Ronaldo Pilati Rodrigues
Infelizmente, a corrupção é um tema recorrente para os brasileiros, sempre presente nos noticiários. Mas a extensão deste tipo de comportamento vai muito além das manchetes nos portais de notícia, pois o fenômeno da corrupção está presente em nosso cotidiano, nas relações sociais mais elementares. Lamentavelmente, a corrupção faz parte da cultura das nações e, portanto, isto não é exclusividade da cultura brasileira. No entanto, as evidências de que vivemos em uma cultura que promove um contexto social altamente suscetível à corrupção são muito fortes.
Há alguns anos estruturamos um grupo de pesquisa internacional em psicologia social transcultural, o Conexão Brasil, que tem como objetivo estudar o impacto que fatores relevantes da cultura brasileira exercem sobre processos psicológicos.
Como uma tentativa de avaliar como o contexto cultural pode afetar o endosso à corrupção, desenvolvemos alguns estudos experimentais que foram publicados no mês de setembro de 2014 no Journal of Cross-Cultural Psychology no artigo intitulado “Cultura de Corrupção? Os efeitos do priming de imagens de corrupção em um contexto altamente corrupto”. Neste trabalho, examinamos como pistas situacionais influenciam as intenções de endosso à corrupção entre brasileiros em dois estudos.
Apresentamos aos participantes imagens relacionadas à corrupção, mas com diferentes conotações comportamentais (imagens sugerindo corrupção política ou imagens de um malandro). As intenções de corrupção aumentaram em ambos os estudos quando os indivíduos foram expostos às imagens de políticos corruptos, comparados com uma condição controle. No Estudo 2, os brasileiros que se identificavam mais fortemente com seu país tiveram maior probabilidade de endossar situações de corrupção, particularmente quando foram expostos à imagem do malandro. Isto em função da dupla conotação do malandro, um símbolo nacional positivo e moralmente ambíguo.
Os resultados destacam que símbolos culturais, dentro de um contexto cultural específico, podem ser conectados a diferentes padrões comportamentais. Além disso, eles constituem uma evidência positiva de que existem símbolos culturais, reconhecidos implicitamente pelos brasileiros, que produzem um aumento do endosso de comportamentos corruptos. Isto é coerente com a ideia de que o compartilhamento de tais símbolos, permissivos a comportamentos assemelhados à corrupção, cria um contexto social potencializador deste tipo de ato – com implicações negativas profundas.
Esses resultados nos trazem uma compreensão importante de como a psicologia do brasileiro recebe influência de sua cultura de socialização no concernente à corrupção.
Assim, do ponto de vista prático, quando nos preocupamos em combater a corrupção, na verdade o que devemos atacar vai muito além do controle e punição, por parte dos órgãos estatais competentes, de agentes públicos ou privados envolvidos em crimes e corrupção.

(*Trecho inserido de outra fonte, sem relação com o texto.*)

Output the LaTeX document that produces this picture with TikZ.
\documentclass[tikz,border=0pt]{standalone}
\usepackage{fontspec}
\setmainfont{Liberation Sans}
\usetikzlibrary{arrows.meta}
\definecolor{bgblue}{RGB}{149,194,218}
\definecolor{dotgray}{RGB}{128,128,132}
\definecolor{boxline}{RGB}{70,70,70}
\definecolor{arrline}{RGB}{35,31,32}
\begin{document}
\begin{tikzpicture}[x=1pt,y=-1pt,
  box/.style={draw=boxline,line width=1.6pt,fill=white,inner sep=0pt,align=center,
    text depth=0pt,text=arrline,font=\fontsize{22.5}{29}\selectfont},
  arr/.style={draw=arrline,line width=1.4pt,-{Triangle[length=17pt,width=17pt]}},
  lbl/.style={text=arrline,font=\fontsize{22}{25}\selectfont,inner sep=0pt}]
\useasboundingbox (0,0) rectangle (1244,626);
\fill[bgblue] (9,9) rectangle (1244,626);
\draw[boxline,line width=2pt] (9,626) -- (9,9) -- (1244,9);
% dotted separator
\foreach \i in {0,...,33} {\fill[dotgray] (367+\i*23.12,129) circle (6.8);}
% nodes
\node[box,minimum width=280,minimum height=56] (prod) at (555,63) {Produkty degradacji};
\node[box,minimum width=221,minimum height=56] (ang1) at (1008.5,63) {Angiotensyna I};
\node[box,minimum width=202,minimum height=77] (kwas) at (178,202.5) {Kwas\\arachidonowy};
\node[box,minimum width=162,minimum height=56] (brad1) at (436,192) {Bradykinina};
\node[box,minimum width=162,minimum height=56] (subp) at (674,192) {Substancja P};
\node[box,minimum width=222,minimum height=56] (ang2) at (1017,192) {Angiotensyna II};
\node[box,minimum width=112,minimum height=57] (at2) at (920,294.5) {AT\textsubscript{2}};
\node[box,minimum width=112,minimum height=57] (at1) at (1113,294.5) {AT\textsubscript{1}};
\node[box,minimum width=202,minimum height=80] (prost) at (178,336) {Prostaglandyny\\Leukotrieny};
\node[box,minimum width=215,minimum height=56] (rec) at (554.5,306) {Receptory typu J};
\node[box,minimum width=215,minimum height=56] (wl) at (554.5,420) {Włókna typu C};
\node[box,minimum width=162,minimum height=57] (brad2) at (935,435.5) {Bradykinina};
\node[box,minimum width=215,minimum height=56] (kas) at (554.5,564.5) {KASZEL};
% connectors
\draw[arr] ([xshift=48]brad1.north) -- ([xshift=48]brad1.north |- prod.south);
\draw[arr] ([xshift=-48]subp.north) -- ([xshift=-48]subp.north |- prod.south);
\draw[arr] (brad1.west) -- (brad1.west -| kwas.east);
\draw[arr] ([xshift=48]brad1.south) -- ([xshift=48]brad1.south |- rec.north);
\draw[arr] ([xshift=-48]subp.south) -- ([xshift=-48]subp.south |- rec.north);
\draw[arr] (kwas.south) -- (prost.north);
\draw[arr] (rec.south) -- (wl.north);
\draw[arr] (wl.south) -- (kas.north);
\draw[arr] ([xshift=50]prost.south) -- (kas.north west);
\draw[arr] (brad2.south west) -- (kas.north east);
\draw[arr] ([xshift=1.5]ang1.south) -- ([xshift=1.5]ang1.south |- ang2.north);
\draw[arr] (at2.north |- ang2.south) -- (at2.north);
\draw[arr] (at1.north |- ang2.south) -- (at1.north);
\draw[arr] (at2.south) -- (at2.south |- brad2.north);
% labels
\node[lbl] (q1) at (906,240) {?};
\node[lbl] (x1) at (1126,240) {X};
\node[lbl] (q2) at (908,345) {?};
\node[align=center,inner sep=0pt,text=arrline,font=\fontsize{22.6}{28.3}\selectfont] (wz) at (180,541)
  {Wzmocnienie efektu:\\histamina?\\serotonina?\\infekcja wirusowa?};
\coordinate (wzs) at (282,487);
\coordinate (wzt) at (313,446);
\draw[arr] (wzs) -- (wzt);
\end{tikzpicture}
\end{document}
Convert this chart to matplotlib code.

Isto é necessário, mas não suficiente.
A ação anticorrupção em nossa cultura deve passar pela alteração da permissividade cultural, produzindo uma cultura forte na coibição a este tipo de comportamento. Enquanto os cidadãos brasileiros não agirem cotidianamente na busca de coibir, perante seus pares, atos corriqueiros considerados como normais ou de consequência minimizada, tais como o desvio de verba no condomínio residencial ou o estacionamento no local irregular, as bases para a mudança cultural não serão lançadas. Muitos cidadãos brasileiros já buscam coibir tais ações.
Nossos estudos também indicam que precisamos modificar a norma social que favorece comportamentos corruptos, e uma forma de atingir isto é promover e divulgar a grande maioria de cidadãos que com suas ações diárias rejeitam a corrupção e não aceitam este comportamento negativo em suas vidas.